[Start]
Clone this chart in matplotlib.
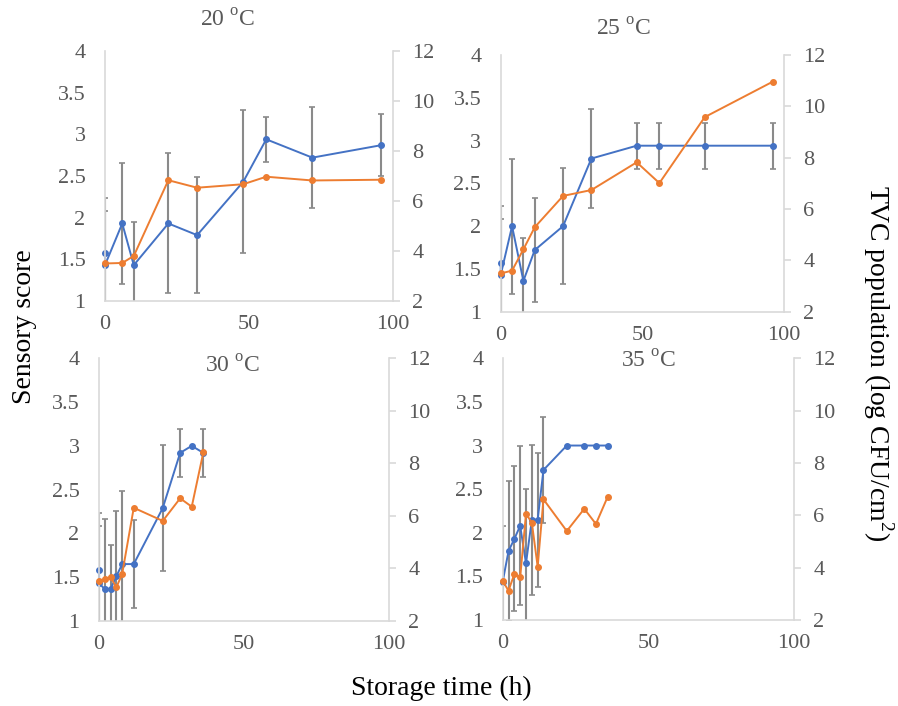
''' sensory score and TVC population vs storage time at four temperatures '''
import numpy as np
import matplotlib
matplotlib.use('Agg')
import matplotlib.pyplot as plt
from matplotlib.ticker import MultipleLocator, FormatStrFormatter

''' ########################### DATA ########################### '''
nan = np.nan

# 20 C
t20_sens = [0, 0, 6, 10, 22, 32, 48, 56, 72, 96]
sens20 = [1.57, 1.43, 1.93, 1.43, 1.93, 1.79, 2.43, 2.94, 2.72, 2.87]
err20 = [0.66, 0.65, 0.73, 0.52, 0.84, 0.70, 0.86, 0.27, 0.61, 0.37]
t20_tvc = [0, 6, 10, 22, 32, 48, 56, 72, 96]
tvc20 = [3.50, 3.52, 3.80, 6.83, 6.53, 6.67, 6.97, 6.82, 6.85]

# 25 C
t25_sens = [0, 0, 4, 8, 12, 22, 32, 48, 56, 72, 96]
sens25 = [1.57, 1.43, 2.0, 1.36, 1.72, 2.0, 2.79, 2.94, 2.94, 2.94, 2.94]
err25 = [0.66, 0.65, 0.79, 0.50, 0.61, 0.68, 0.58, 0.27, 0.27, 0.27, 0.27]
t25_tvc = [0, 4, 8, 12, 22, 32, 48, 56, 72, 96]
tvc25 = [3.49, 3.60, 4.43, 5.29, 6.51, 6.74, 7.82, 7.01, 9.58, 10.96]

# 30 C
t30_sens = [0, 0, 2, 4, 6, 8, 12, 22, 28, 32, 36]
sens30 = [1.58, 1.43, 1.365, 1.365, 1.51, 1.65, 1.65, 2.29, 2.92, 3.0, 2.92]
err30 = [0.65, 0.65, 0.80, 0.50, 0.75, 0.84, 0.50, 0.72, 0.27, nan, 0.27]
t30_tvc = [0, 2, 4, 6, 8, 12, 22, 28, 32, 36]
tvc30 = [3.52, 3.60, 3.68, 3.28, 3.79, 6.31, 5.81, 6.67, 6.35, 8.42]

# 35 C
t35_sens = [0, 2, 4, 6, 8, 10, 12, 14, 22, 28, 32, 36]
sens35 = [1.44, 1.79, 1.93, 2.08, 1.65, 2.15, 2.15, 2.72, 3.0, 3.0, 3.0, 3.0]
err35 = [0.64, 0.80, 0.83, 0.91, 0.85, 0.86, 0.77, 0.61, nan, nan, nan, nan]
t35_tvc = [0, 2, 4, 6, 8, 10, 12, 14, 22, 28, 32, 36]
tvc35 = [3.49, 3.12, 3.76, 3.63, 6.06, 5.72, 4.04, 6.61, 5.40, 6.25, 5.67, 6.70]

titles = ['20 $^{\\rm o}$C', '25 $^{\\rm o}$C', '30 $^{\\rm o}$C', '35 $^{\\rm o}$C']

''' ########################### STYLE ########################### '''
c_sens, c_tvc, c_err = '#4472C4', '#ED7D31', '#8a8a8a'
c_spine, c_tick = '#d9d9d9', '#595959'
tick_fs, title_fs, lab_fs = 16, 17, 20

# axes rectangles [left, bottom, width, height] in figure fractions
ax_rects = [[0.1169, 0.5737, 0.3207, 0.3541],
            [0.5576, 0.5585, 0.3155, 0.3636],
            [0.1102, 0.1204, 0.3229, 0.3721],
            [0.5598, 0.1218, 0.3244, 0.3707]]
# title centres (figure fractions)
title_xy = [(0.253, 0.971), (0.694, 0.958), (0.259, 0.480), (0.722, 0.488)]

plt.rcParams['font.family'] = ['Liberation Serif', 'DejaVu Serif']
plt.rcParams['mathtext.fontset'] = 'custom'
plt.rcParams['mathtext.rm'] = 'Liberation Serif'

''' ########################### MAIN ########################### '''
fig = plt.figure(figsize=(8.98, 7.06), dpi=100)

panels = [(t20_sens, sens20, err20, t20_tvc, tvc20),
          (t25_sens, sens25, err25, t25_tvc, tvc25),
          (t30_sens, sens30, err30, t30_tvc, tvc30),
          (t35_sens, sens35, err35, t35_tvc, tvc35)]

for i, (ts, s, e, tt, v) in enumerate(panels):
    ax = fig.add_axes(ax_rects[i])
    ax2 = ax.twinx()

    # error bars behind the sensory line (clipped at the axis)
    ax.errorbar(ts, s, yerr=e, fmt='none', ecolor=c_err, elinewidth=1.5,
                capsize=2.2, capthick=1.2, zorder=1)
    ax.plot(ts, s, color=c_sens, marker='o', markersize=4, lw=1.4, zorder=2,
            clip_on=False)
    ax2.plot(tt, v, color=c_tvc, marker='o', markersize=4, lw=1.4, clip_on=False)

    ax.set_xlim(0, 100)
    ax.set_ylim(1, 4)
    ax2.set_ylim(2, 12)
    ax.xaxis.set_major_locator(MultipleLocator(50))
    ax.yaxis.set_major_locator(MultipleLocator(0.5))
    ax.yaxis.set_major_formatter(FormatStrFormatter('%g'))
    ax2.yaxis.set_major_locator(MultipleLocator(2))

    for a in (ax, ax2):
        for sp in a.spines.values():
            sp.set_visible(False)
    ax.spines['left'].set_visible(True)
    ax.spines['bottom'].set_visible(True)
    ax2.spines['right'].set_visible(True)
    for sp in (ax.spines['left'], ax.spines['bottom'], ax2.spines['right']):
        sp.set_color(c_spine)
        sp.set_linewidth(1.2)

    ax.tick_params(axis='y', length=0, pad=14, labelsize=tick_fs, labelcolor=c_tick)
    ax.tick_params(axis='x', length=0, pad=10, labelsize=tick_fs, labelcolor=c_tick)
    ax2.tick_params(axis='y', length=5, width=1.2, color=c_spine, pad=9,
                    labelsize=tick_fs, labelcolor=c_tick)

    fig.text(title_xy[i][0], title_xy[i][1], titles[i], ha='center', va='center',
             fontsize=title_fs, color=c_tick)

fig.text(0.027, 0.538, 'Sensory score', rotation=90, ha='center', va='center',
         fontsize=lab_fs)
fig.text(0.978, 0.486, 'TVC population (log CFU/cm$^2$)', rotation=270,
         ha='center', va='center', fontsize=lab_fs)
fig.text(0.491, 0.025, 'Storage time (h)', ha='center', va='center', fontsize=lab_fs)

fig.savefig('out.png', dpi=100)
[End]
## GIVEN INSTRUCTION
Everything from the first line of the listing above through the line that contains "tvc20 = [3.50, 3.52, 3.80, 6.83, 6.53, 6.67, 6.97, 6.82, 6.85]" is to be restated word for word, minus the pictures.

## OUTPUT OF THE TASK
Clone this chart in matplotlib.
''' sensory score and TVC population vs storage time at four temperatures '''
import numpy as np
import matplotlib
matplotlib.use('Agg')
import matplotlib.pyplot as plt
from matplotlib.ticker import MultipleLocator, FormatStrFormatter

''' ########################### DATA ########################### '''
nan = np.nan

# 20 C
t20_sens = [0, 0, 6, 10, 22, 32, 48, 56, 72, 96]
sens20 = [1.57, 1.43, 1.93, 1.43, 1.93, 1.79, 2.43, 2.94, 2.72, 2.87]
err20 = [0.66, 0.65, 0.73, 0.52, 0.84, 0.70, 0.86, 0.27, 0.61, 0.37]
t20_tvc = [0, 6, 10, 22, 32, 48, 56, 72, 96]
tvc20 = [3.50, 3.52, 3.80, 6.83, 6.53, 6.67, 6.97, 6.82, 6.85]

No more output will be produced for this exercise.